INSTRUCTION: Locate each line in the records containing "this". Copy it.
— Start of AVAILABLE RECORDS —
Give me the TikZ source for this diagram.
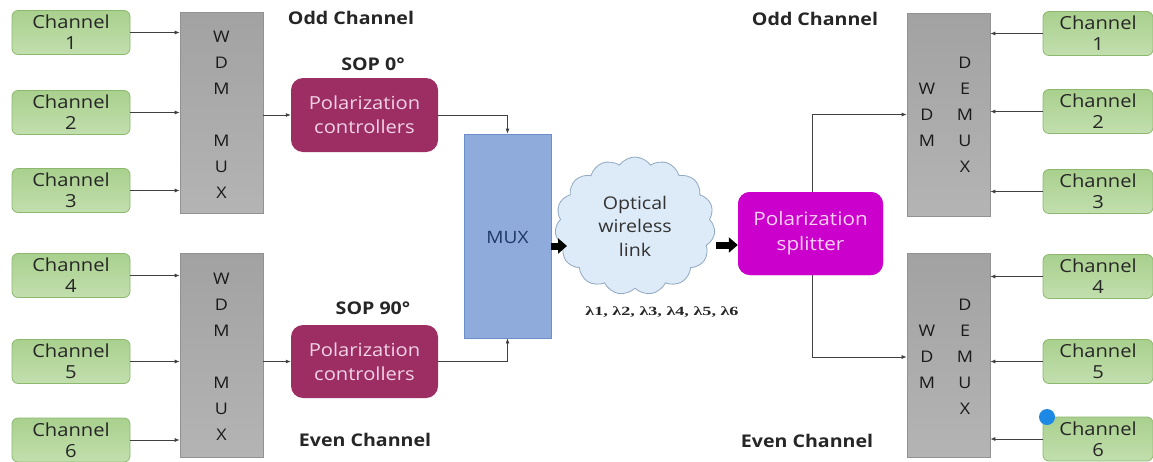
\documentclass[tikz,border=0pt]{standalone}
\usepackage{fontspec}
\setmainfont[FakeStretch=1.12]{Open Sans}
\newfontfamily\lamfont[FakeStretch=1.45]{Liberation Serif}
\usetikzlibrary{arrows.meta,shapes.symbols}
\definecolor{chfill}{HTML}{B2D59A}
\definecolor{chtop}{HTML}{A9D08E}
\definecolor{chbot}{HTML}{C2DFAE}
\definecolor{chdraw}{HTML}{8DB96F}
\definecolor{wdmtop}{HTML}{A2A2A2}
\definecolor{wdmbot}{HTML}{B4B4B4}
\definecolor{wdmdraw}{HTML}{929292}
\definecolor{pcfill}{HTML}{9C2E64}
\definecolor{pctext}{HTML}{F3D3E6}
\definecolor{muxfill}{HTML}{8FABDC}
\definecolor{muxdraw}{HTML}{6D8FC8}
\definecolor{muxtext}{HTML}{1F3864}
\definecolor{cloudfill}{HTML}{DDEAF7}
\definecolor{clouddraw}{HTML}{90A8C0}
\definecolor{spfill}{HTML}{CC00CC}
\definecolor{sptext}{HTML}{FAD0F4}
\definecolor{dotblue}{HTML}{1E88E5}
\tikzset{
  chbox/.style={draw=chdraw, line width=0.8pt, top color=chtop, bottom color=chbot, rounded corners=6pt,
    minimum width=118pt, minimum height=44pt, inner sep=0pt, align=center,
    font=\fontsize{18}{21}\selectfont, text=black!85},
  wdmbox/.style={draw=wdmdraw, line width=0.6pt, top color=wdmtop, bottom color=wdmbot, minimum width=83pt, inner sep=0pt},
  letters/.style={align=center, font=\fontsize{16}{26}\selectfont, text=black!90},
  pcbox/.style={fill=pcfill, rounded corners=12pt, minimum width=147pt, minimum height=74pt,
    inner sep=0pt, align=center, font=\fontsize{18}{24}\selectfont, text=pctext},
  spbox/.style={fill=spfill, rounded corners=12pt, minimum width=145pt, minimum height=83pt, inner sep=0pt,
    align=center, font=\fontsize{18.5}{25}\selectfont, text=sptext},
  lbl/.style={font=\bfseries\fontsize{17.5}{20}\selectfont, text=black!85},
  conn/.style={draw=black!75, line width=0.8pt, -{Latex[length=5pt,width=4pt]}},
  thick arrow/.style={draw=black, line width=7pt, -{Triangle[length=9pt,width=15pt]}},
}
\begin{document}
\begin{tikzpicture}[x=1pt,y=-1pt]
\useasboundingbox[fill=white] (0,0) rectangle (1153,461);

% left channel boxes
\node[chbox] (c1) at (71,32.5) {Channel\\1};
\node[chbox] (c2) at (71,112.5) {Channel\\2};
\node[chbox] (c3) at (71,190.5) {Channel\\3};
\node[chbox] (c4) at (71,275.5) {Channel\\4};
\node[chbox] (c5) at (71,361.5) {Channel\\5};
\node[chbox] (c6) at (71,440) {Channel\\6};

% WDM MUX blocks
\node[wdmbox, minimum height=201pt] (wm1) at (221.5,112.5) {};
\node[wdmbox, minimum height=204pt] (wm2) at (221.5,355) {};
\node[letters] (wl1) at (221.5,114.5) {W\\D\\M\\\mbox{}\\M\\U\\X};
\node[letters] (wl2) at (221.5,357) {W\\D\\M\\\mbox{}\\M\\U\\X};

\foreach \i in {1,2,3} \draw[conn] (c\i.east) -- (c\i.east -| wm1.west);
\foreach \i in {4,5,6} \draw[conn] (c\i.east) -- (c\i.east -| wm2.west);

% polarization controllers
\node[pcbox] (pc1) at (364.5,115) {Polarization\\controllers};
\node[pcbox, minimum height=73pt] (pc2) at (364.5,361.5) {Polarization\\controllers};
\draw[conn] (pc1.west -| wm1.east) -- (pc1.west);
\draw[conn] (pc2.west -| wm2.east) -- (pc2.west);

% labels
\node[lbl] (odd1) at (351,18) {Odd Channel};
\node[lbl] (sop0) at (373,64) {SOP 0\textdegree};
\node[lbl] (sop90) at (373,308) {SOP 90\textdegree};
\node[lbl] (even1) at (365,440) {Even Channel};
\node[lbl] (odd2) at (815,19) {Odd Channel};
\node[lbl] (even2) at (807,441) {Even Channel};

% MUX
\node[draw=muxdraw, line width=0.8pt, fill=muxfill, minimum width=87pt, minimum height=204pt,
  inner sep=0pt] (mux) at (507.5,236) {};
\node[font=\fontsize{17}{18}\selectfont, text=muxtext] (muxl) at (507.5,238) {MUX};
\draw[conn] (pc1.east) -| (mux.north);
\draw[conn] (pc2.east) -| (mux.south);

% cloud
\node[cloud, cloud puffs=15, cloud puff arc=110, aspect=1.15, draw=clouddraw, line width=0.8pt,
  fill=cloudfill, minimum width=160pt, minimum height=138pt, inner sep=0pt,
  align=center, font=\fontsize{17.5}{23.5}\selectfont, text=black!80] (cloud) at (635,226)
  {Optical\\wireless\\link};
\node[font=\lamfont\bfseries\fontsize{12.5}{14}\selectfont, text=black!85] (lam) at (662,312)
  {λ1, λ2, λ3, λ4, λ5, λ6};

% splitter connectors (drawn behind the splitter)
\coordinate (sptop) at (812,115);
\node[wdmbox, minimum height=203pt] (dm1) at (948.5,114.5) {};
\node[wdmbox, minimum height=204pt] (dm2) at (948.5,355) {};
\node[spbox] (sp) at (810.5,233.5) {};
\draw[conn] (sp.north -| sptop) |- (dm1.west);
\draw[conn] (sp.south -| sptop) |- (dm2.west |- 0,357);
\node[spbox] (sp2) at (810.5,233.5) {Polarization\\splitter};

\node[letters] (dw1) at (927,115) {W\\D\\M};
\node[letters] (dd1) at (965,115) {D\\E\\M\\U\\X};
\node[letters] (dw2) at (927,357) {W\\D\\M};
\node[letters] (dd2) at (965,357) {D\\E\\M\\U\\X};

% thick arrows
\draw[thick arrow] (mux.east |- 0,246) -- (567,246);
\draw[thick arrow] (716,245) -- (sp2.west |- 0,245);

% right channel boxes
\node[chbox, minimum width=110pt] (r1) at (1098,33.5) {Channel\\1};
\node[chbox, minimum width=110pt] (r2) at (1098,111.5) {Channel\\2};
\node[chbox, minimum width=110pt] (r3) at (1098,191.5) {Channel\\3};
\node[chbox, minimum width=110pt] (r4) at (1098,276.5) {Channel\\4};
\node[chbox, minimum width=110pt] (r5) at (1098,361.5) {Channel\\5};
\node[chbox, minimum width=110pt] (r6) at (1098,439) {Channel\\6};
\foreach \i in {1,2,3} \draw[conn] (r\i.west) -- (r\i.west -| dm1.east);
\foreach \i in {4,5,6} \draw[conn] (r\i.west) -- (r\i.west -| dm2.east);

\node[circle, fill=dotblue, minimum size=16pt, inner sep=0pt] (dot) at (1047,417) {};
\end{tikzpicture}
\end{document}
— End of AVAILABLE RECORDS —
— Start of AVAILABLE RECORDS —
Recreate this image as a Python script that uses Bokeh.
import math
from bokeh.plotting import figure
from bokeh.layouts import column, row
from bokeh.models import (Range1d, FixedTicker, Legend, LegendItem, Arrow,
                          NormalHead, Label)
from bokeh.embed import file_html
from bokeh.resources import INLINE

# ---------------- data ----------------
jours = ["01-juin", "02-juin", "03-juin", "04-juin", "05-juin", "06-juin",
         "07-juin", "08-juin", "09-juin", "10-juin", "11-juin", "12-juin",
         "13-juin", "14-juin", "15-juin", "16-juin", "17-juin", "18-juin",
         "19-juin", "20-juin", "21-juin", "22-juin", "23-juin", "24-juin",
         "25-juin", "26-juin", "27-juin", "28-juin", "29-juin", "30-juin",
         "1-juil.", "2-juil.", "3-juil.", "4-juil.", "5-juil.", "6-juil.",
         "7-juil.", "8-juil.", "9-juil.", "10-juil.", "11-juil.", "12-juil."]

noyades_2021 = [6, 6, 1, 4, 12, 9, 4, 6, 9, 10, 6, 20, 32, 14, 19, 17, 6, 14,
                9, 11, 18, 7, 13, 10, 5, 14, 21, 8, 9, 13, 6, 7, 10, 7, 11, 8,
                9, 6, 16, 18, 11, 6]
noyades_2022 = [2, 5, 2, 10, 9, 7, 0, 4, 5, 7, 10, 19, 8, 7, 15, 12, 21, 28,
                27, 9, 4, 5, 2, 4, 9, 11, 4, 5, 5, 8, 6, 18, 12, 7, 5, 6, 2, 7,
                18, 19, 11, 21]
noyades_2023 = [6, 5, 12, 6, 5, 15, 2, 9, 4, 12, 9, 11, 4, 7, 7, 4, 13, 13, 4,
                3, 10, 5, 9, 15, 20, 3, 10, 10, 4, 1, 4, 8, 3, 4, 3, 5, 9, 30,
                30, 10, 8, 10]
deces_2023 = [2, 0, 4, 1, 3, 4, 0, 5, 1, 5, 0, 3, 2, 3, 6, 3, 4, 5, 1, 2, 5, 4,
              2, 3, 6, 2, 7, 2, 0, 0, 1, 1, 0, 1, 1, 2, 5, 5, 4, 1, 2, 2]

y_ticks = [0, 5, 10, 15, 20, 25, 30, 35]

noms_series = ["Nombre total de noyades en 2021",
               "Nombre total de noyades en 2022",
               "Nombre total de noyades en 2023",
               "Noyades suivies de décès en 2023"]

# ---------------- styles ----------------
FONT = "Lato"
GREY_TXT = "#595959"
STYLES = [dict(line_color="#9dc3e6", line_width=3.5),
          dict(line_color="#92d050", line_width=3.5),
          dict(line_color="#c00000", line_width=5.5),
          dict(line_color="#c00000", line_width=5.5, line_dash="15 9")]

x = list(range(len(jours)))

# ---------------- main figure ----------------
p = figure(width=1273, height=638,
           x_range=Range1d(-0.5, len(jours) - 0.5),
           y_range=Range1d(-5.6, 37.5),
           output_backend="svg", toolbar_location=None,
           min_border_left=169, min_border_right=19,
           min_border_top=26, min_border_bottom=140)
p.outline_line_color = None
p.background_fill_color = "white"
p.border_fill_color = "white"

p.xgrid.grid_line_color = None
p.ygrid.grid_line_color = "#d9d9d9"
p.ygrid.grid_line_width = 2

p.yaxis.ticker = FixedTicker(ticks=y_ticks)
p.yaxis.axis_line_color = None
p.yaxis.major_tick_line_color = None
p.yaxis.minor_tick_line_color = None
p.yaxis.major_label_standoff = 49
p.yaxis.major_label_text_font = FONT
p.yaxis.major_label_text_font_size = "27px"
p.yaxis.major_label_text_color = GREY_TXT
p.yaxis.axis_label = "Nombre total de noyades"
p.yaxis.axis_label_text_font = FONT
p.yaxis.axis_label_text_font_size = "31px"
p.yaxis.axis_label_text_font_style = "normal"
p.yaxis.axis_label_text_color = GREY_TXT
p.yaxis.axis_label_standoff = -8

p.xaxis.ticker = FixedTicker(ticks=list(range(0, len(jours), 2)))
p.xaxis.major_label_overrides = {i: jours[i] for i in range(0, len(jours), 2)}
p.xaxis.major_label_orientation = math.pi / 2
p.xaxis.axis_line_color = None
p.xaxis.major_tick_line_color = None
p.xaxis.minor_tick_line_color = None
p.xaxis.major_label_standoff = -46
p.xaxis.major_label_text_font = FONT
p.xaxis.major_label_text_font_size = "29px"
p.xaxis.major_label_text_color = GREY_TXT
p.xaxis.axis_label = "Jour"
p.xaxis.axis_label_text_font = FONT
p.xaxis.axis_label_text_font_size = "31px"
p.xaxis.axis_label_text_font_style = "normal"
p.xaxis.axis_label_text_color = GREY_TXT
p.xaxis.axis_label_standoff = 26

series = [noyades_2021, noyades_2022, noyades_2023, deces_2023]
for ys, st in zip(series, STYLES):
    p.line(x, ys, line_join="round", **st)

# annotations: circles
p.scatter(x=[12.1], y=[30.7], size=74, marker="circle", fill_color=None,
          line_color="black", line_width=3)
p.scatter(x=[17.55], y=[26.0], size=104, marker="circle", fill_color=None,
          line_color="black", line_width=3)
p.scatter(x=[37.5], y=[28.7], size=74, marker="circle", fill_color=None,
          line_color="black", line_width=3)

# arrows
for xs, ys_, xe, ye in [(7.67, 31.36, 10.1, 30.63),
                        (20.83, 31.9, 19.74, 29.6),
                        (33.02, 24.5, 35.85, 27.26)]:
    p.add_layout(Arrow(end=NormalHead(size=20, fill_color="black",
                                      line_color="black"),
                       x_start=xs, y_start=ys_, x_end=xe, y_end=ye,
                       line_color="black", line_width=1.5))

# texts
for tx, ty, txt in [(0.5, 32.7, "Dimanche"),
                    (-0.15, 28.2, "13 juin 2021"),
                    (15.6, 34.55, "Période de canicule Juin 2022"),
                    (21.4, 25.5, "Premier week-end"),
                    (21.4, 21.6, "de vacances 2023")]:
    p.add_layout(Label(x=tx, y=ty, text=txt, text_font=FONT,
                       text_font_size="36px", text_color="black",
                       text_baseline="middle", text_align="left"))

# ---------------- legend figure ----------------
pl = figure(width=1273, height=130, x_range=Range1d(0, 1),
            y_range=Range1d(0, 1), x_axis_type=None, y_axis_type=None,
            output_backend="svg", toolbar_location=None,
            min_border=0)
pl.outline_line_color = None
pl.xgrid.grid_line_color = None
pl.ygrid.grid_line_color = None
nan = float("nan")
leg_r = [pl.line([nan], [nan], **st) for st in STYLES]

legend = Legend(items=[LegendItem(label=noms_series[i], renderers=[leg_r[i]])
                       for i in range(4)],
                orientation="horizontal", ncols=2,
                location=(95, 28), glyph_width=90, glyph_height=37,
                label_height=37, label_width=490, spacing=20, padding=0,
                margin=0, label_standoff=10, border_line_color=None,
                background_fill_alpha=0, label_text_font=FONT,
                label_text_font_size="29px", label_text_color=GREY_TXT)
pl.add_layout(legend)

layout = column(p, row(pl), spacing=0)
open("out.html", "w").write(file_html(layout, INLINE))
— End of AVAILABLE RECORDS —
ANSWER IN FULL:
Give me the TikZ source for this diagram.
Recreate this image as a Python script that uses Bokeh.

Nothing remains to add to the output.